# New High Elves and Cavalry armies



## Xabre (Dec 20, 2006)

With the new Elf army book, which I had a chance to peek at briefly, I notice that we can finally run the Elven Cavalry army once again, thanks to the return of Silver Helms in the core slot. I know that the edition doesn't really lend to it, but I was wondering what peoples thoughts were on this?

I personally own a strong contingent of Dragon Princes at the moment, And was thinking of mixing a few blocks of those with a few blocks of Silver Helms. I also have a few Dragons, a Lion Chariot, 4 Eagles... I'm thinking I could make a pretty impressive army out of Cavalry backed up with flying monster and warbeast support.


----------



## seermaster (Feb 22, 2012)

I am thinking of somthing similar with 30 silver helms 3 units full comand 20 dragon princes 2 units full comand and then flying creatures pheonixes grifons and dragons.


----------



## Septok (Jan 21, 2012)

Well, it's something. Given the new Ithilmar Barding, we're looking at marginally faster cavalry armies for HE, and crazy levels of pain coming. Taking shields, we get 2+ armours on core troops. Few armies can do that. List catering is going to be much harder because we can make cavalry armies, which will hurt. However, whether we're much better than Brets or not is yet to be seen.

Also note we could, if feeling insane, make an almost full fast cavalry list with Reavers in core and monsters in support. Phoenixes in rare, mounted guys in Lords/Heroes. Obviously, it might not be a good idea at all, but it could work.


----------



## Xabre (Dec 20, 2006)

Theoretically, a 2k list could field either an Annointed on a Phoenix, or a Prince on a Sun Dragon. That wou ld be one hell of a centerpiece to an army, especially with a second Phoenix in the Rares. I'm really not a huge fan of the Frost phoenix; it's got better stats, and it's frost aura is nice, but for some reason (possibly the frosty model) I prefer the Fire phoenix instead. Bombing runs? Yes please.

I suppose a Noble on a steed would work as well; it just seems almost boring compared to the other great steeds we have access to. I own four 'drake' models, which work wonderfully in a variety of roles: Giant Eagles (now with armor piercing), Rocs from Storm of Magic, fully upgraded with scales and claws and such, but this way I can just use upgraded Great Eagles and go that route without needing to use second books.

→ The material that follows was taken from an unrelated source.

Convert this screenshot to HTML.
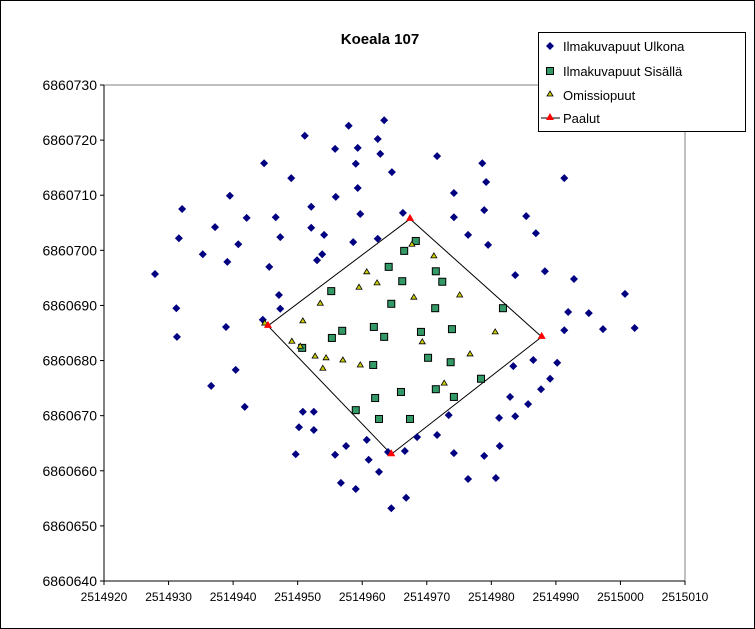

I haven't decided yet about Skycutters. They seem like great units, being able to fly around with gunboats, but other than that, why not just stick with existing chariots? Just for flying? I'd rather have Lion Chariots, they feel more appropriate with the heavy cavalary.


----------



## Barnster (Feb 11, 2010)

I think skyboats have to take that bolt thrower or else simply don't cut it, with the bolt they are great though and can help kill elite units that HE usually struggle with

I prefer the frost phoenix at T6 and -1 strength to the enemy they are a supreme tank in an army lacking tank like elements, The fire phoenix really just helps do what the rest of the army does anyway in killing low toughness troops. Could be devastating against elves and skaven but against chaos LM brets etc I think the frost is fantastic - Though I agree the fire scheme looks much nicer!


----------



## Xabre (Dec 20, 2006)

Hmm. Never thought about that. Might be worth considering using an Annointed on a Frost then... or maybe just throwing a Frost into the army. I don't have the codex in front of me to try making an army, but something tells me I wouldn't be able to afford a dragon and a frost in 2k... not with Silvers AND Dragon princes.


----------



## Sworn Radical (Mar 10, 2011)

Prince riding Dragon in Lords.
Dragon Mage in Heroes.
Reavers in Core.
2x Frostheart Phoenix in Rare.
Fits in a 2.000 pts. list.
Certain opponents might hate you ... others will wipe you from the table.


----------



## Xabre (Dec 20, 2006)

That's a bit much, even for me. Probably Silver Helms in Core and Dragon Princes in special, with a pair of Phoenixes and either a Mage _or_ a Prince.

But good call.


----------



## Xabre (Dec 20, 2006)

For those curious, I put up an army in the lists that followed this train of thought. I couldn't afford 2 Frostnixes in this list, sadly... i settled for 2 firebombernixes.


----------